There are a lot of voices vying for our attention. It’s important that we listen for the promptings from our Lord, lest we be deceived. To this end, I want to share the following commentary from Dr. Harold Sala of Guidelines International:
Have you discovered that when someone says, “God told me to do something,” we think that either we are confronted with a deeply spiritual individual or someone who needs a psychiatrist?
Yet some who think they are constantly hearing the voice of God are not in need of mental health care, but they do need help–they confuse the voice of God with the voice of religion and the voice of our culture and our world.
There’s an interesting phrase in an Old Testament book which speaks of three voices which confront us today–the voice of the city, the voice of organized religion, and the separate and distinct voice of God.
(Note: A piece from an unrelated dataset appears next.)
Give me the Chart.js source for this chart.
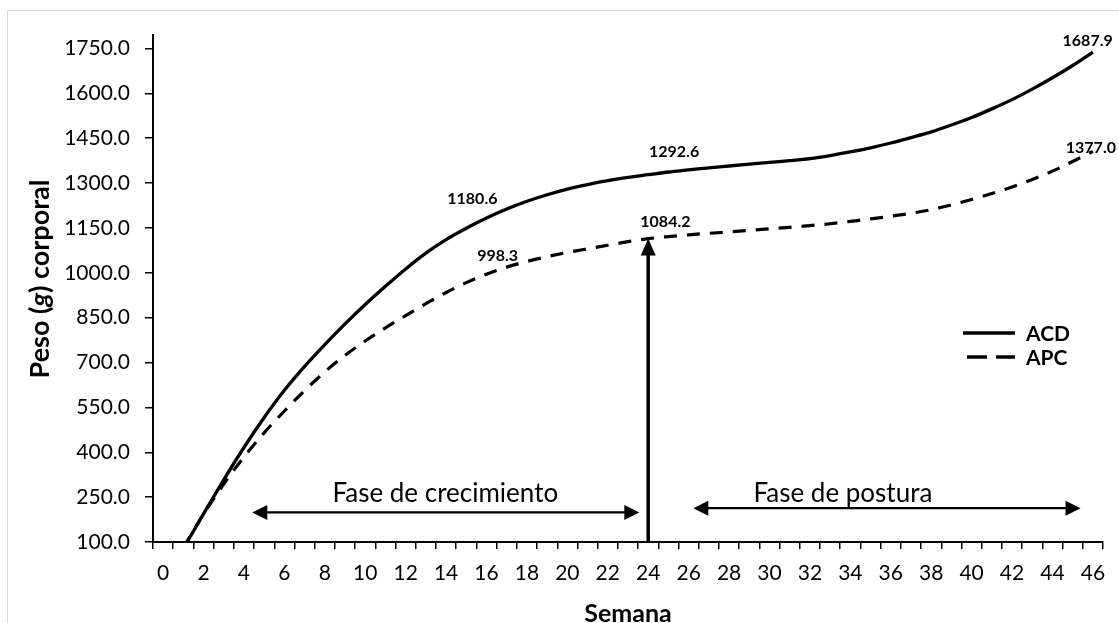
<!DOCTYPE html>
<html><head><meta charset="utf-8">
<script src="https://cdn.jsdelivr.net/npm/chart.js@4"></script>
<style>
html,body{margin:0;padding:0;background:#fff;}
#wrap{position:relative;width:1119px;height:623px;overflow:hidden;background:#fff;}
#frame{position:absolute;left:7px;top:10px;width:1140px;height:650px;border:1px solid #d9d9d9;box-sizing:border-box;}
canvas{position:absolute;left:0;top:0;}
</style></head>
<body><div id="wrap"><div id="frame"></div><canvas id="c" width="1119" height="623"></canvas></div>
<script>
const weeks = ['0','1','2','3','4','5','6','7','8','9','10','11','12','13','14','15','16','17','18','19','20','21','22','23','24','25','26','27','28','29','30','31','32','33','34','35','36','37','38','39','40','41','42','43','44','45','46'];
const acd = [null,78,194,308,416,516,607,687,760,829,894,955,1013,1066,1111,1149,1183,1213,1239,1261,1280,1295,1308,1319,1328,1337,1344,1351,1357,1363,1369,1375,1382,1392,1404,1418,1434,1452,1471,1494,1519,1548,1579,1614,1652,1693,1738];
const apc = [null,81,193,294,384,465,538,606,669,724,772,816,857,897,934,967,995,1019,1038,1054,1068,1080,1092,1104,1114,1121,1127,1132,1137,1142,1147,1152,1158,1164,1172,1180,1189,1199,1211,1227,1245,1265,1287,1312,1340,1372,1406];
const seriesNames = ['ACD','APC'];
const yTicks = [100,250,400,550,700,850,1000,1150,1300,1450,1600,1750];
const xTitle = 'Semana';
const yTitleParts = ['Peso (','g',') corporal'];

const valueLabels = ['1180.6','998.3','1292.6','1084.2','1687.9','1377.0'];
const valueLabelWeek = [15.3,16.55,25.28,24.85,45.74,45.9];
const valueLabelAt = [1246,1057,1406,1172,1777,1418];

const phaseNames = ['Fase de crecimiento','Fase de postura'];
const phaseFrom = [4.41,26.23];
const phaseTo = [23.56,45.39];
const phaseAt = [199,213];
const phaseTextWeek = [13.96,33.63];
const phaseTextAt = [235,235];

const pointerWeek = 24, pointerFrom = 100, pointerTo = 1115;

const FONT = 'Lato, "Open Sans", sans-serif';

function hArrowHead(ctx, x, y, dir){
  ctx.beginPath();
  ctx.moveTo(x, y);
  ctx.lineTo(x - dir*15, y - 7.5);
  ctx.lineTo(x - dir*15, y + 7.5);
  ctx.closePath(); ctx.fill();
}

const overlay = {
  id:'overlay',
  afterDatasetsDraw(chart){
    const {ctx, scales:{x, y}, chartArea} = chart;
    ctx.save();
    ctx.fillStyle = '#000'; ctx.strokeStyle = '#000';
    // vertical pointer
    const px = x.getPixelForValue(pointerWeek);
    const py0 = y.getPixelForValue(pointerFrom), py1 = y.getPixelForValue(pointerTo);
    ctx.lineWidth = 3.5;
    ctx.beginPath(); ctx.moveTo(px, py0); ctx.lineTo(px, py1+15); ctx.stroke();
    ctx.beginPath(); ctx.moveTo(px, py1); ctx.lineTo(px-7.5, py1+17); ctx.lineTo(px+7.5, py1+17); ctx.closePath(); ctx.fill();
    // phase arrows
    ctx.lineWidth = 2.3;
    ctx.font = '26px ' + FONT;
    ctx.textAlign = 'center'; ctx.textBaseline = 'alphabetic';
    for (let i=0;i<phaseNames.length;i++){
      const xa = x.getPixelForValue(phaseFrom[i]), xb = x.getPixelForValue(phaseTo[i]);
      const yy = y.getPixelForValue(phaseAt[i]);
      ctx.beginPath(); ctx.moveTo(xa+12, yy); ctx.lineTo(xb-12, yy); ctx.stroke();
      hArrowHead(ctx, xa, yy, -1); hArrowHead(ctx, xb, yy, 1);
      ctx.fillText(phaseNames[i], x.getPixelForValue(phaseTextWeek[i]), y.getPixelForValue(phaseTextAt[i]));
    }
    // value labels
    ctx.font = 'bold 16px ' + FONT;
    ctx.textBaseline = 'middle';
    for (let i=0;i<valueLabels.length;i++){
      ctx.fillText(valueLabels[i], x.getPixelForValue(valueLabelWeek[i]), y.getPixelForValue(valueLabelAt[i]));
    }
    // legend
    const lx0 = 963, lx1 = 1015, ly = [333, 357];
    chart.data.datasets.forEach((ds, i) => {
      ctx.save();
      ctx.lineWidth = 3.5;
      ctx.setLineDash(ds.borderDash && ds.borderDash.length ? [20, 9] : []);
      ctx.beginPath(); ctx.moveTo(lx0 + (i ? 4 : 0), ly[i]); ctx.lineTo(lx1, ly[i]); ctx.stroke();
      ctx.restore();
      ctx.font = 'bold 21px ' + FONT;
      ctx.textAlign = 'left'; ctx.textBaseline = 'middle';
      ctx.fillText(ds.label, 1026, ly[i] + 1);
    });
    // x title
    ctx.font = 'bold 25px ' + FONT;
    ctx.textAlign = 'center'; ctx.textBaseline = 'alphabetic';
    ctx.fillText(xTitle, (chartArea.left + chartArea.right)/2, 622);
    // y title (mixed styles)
    ctx.translate(40, 279);
    ctx.rotate(-Math.PI/2);
    const fonts = ['bold 27px ' + FONT, 'italic bold 27px ' + FONT, 'bold 27px ' + FONT];
    let total = 0; const widths = [];
    yTitleParts.forEach((t, i) => { ctx.font = fonts[i]; const w = ctx.measureText(t).width; widths.push(w); total += w; });
    let cx = -total/2;
    ctx.textAlign = 'left'; ctx.textBaseline = 'middle';
    yTitleParts.forEach((t, i) => { ctx.font = fonts[i]; ctx.fillText(t, cx, 0); cx += widths[i]; });
    ctx.restore();
  }
};

new Chart(document.getElementById('c'), {
  type:'line',
  data:{
    labels: weeks,
    datasets:[
      {label: seriesNames[0], data: acd, borderColor:'#000', borderWidth:3.3, pointRadius:0, fill:false, cubicInterpolationMode:'monotone'},
      {label: seriesNames[1], data: apc, borderColor:'#000', borderWidth:3.2, borderDash:[13,10], pointRadius:0, fill:false, cubicInterpolationMode:'monotone'}
    ]
  },
  options:{
    responsive:false, animation:false, devicePixelRatio:1,
    layout:{padding:{top:35, right:16, left:0, bottom:0}},
    plugins:{legend:{display:false}, tooltip:{enabled:false}, title:{display:false}},
    scales:{
      x:{
        type:'category', offset:true,
        grid:{offset:true, drawOnChartArea:false, drawTicks:true, tickLength:7, color:'#000', lineWidth:1.5},
        border:{display:true, color:'#000', width:2},
        ticks:{autoSkip:false, maxRotation:0, minRotation:0, padding:12, color:'#000', font:{family:FONT, size:21},
          callback:(v, i) => (i % 2 === 0 ? weeks[i] : '')},
        afterFit:(s) => { s.height = 81; }
      },
      y:{
        min:100, max:1795,
        grid:{drawOnChartArea:false, drawTicks:true, tickLength:8, color:'#000', lineWidth:1.5},
        border:{display:true, color:'#000', width:2},
        ticks:{padding:15, color:'#000', font:{family:FONT, size:21}, callback:(v) => Number(v).toFixed(1)},
        afterBuildTicks:(s) => { s.ticks = yTicks.map(v => ({value:v})); },
        afterFit:(s) => { s.width = 153; }
      }
    }
  },
  plugins:[overlay]
});
</script>
</body></html>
You’ll find these interesting phrases in the Old Testament book of Isaiah 66:6. In this section, Isaiah mentions three voices: the voice of the Lord, the uproar from the city, and the noise which came from the temple.
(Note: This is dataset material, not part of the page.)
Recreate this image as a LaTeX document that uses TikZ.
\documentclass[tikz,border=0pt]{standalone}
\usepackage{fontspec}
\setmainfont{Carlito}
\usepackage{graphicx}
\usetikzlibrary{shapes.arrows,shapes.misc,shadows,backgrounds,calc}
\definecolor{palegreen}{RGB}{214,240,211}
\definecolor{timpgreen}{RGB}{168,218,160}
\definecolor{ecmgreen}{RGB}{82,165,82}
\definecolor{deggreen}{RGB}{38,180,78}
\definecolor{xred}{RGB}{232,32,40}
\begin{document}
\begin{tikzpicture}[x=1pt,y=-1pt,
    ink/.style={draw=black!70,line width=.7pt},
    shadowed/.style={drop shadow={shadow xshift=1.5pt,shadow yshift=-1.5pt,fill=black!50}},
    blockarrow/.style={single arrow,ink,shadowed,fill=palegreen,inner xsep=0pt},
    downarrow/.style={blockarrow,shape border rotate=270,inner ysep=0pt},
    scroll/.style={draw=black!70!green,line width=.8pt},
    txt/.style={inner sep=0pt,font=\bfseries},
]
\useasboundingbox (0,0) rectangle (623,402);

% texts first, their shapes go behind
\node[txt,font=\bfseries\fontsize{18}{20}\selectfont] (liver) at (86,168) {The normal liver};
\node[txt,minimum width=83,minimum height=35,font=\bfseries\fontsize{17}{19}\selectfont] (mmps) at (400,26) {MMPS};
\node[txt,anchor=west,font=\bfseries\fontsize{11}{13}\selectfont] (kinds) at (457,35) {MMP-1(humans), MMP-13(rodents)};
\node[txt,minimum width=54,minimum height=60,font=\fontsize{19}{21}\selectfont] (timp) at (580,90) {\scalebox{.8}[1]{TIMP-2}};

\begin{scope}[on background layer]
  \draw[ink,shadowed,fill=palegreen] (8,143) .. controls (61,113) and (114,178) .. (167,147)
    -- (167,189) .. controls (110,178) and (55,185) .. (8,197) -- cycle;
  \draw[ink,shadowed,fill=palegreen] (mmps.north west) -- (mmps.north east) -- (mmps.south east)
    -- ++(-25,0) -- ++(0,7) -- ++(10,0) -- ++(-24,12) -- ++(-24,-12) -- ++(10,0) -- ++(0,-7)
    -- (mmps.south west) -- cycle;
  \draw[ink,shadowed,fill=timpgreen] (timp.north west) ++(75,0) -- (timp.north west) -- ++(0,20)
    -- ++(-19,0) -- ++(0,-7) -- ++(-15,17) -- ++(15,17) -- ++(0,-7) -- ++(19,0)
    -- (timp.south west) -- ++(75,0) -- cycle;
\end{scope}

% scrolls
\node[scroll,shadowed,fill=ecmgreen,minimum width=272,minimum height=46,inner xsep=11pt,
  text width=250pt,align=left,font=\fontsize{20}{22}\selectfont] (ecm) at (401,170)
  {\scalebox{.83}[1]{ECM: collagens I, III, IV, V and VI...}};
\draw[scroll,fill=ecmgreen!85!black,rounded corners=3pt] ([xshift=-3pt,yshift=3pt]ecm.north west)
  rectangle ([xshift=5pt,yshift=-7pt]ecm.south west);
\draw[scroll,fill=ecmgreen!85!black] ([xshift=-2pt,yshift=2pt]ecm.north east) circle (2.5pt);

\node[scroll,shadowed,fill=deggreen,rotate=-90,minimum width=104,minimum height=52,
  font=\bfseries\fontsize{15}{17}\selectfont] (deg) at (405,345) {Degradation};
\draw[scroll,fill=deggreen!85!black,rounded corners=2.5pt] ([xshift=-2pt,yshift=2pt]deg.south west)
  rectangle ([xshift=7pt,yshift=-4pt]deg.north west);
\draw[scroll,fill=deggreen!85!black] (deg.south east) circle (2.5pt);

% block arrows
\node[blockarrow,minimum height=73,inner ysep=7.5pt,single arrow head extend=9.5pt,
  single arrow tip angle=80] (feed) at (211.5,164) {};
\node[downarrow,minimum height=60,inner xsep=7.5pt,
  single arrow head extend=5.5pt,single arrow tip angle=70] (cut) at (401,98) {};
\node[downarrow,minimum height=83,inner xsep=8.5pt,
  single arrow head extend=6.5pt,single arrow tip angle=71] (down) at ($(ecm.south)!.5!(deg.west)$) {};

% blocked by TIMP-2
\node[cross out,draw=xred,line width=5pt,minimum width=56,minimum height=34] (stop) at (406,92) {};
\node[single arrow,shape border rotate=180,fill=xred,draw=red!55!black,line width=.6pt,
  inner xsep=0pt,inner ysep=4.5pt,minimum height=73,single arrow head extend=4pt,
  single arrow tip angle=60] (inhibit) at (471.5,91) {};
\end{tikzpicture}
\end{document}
The first, the voice of the city, was a voice of uproar, the voice of turmoil. It represents the way life is today. Instead of coming in neat little packages, life is often noisy, confusing, and bewildering. So much of today drowns out the still, quiet voice of God: media, schedules, interruptions, the noise of responsibility, and the clutter of activity.
The second voice was the voice from the temple. It should have been clear and serene, but it wasn’t. It was the voice of organized religion. Isaiah had condemned the priests who had become corrupt and no longer were pure. Today, as in Isaiah’s day, you have to use discernment to sift the true from the false.
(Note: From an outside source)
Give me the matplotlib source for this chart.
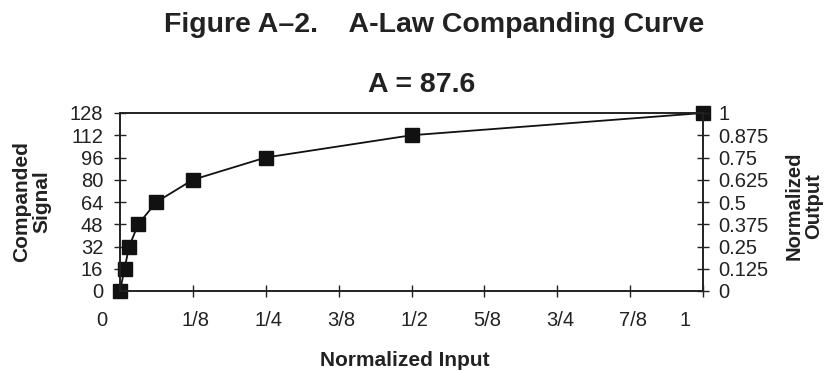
import numpy as np
import matplotlib.pyplot as plt
from matplotlib.transforms import ScaledTranslation

plt.rcParams['font.family'] = ['Liberation Sans', 'DejaVu Sans']

# A-law segment end points
norm_input = [0, 1/128, 1/64, 1/32, 1/16, 1/8, 1/4, 1/2, 1]
companded = [0, 16, 32, 48, 64, 80, 96, 112, 128]

x_ticks = [0, 1/8, 1/4, 3/8, 1/2, 5/8, 3/4, 7/8, 1]
x_labels = ['0', '1/8', '1/4', '3/8', '1/2', '5/8', '3/4', '7/8', '1']
left_ticks = [0, 16, 32, 48, 64, 80, 96, 112, 128]
right_ticks = [0, 0.125, 0.25, 0.375, 0.5, 0.625, 0.75, 0.875, 1]
right_labels = ['0', '0.125', '0.25', '0.375', '0.5', '0.625', '0.75', '0.875', '1']

W, H = 825, 372
fig = plt.figure(figsize=(W/100, H/100), dpi=100)
ax = fig.add_axes([120/W, 81/H, 583/W, 178/H])

ink = '#222222'
ax.plot(norm_input, companded, color='#111111', lw=1.3, marker='s',
        markersize=9.5, markerfacecolor='#111111', markeredgecolor='#111111',
        clip_on=False, zorder=5)

ax.set_xlim(0, 1)
ax.set_ylim(0, 128)
ax.set_xticks(x_ticks)
ax.set_xticklabels(x_labels)
ax.set_yticks(left_ticks)

for sp in ax.spines.values():
    sp.set_linewidth(1.2)
    sp.set_color(ink)

ax.tick_params(axis='both', direction='inout', length=9, width=1.0,
               color=ink, labelcolor=ink, labelsize=14.5)
ax.tick_params(axis='x', pad=10)
ax.tick_params(axis='y', pad=7.5)

# the end labels on the x axis sit a bit left of their ticks
for lab, txt in zip(ax.get_xticklabels(), x_labels):
    dx = -18 if txt in ('0', '1') else 3
    lab.set_transform(lab.get_transform() + ScaledTranslation(dx/100, 0, fig.dpi_scale_trans))

ax2 = ax.twinx()
ax2.set_ylim(0, 1)
ax2.set_yticks(right_ticks)
ax2.set_yticklabels(right_labels)
ax2.tick_params(axis='y', direction='inout', length=9, width=1.0,
                color=ink, labelcolor=ink, labelsize=14.5, pad=6.5)
for sp in ax2.spines.values():
    sp.set_linewidth(1.2)
    sp.set_color(ink)

lab_kw = dict(fontsize=15, fontweight='bold', color=ink, ha='center', va='center')
fig.text(405/W, 1 - 360/H, 'Normalized Input', **lab_kw)
fig.text(32/W, 1 - 202/H, 'Companded\nSignal', rotation=90, linespacing=1.1, **lab_kw)
fig.text(804/W, 1 - 206/H, 'Normalized\nOutput', rotation=90, linespacing=1.0,
         fontsize=14.5, fontweight='bold', color=ink, ha='center', va='center')

fig.text(434/W, 1 - 32/H, 'Figure A\u20132.    A-Law Companding Curve',
         ha='center', va='baseline', fontsize=20.5, fontweight='bold', color=ink)
fig.text(422/W, 1 - 92/H, 'A = 87.6',
         ha='center', va='baseline', fontsize=20.5, fontweight='bold', color=ink)

fig.savefig('out.png', dpi=100)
The third voice, the voice of God, is still the one which is clear and true. In the latter third of Isaiah’s book, God spoke comfort to His people caught in the midst of distress. It’s a message of consolation and hope, regardless of the chaos of the world about us. It isn’t just a positive, “Everything’s going to be OK,” but rather it is a clear, concise statement of the fact God will not forsake His people no matter how calamitous our world.
The good news is that you can still hear His voice saying, “This is the way; walk over here!” But how do you really know when we have heard God’s voice?
A few thoughts to help you answer that question, which isn’t as tough as you might think. First–God’s voice is a quiet, still one. It never comes drowning out the clamor of our world. You’ve got to listen carefully. The Psalmist records the prompting of God who said, “Be still, and know that I am God” (Psalm 46:10). The words translated, “Be still,” mean “stop striving,” or “cease what you are doing.” This often means time out from the activities which tire you–which push you to the wall; but time in His Word, in His presence.
Second thought: His voice almost always speaks contrary to what our old natures want to do, but never contrary to what His Word, the Bible says. This means that what God usually wants you to do comes with a price attached to it. The ways of God and the ways of our old, sinful natures are always pitted against each other. You don’t find a great many people willing to honestly say, “Lord, I’m willing to walk the narrow path, provided you walk with me.”
The third thought which you need to remember about the voice of God is that what He asks us to do will glorify Him–not ourselves. Be sure, friend. God still speaks to those who listen, which may explain why you don’t hear from Heaven more often. Think about it.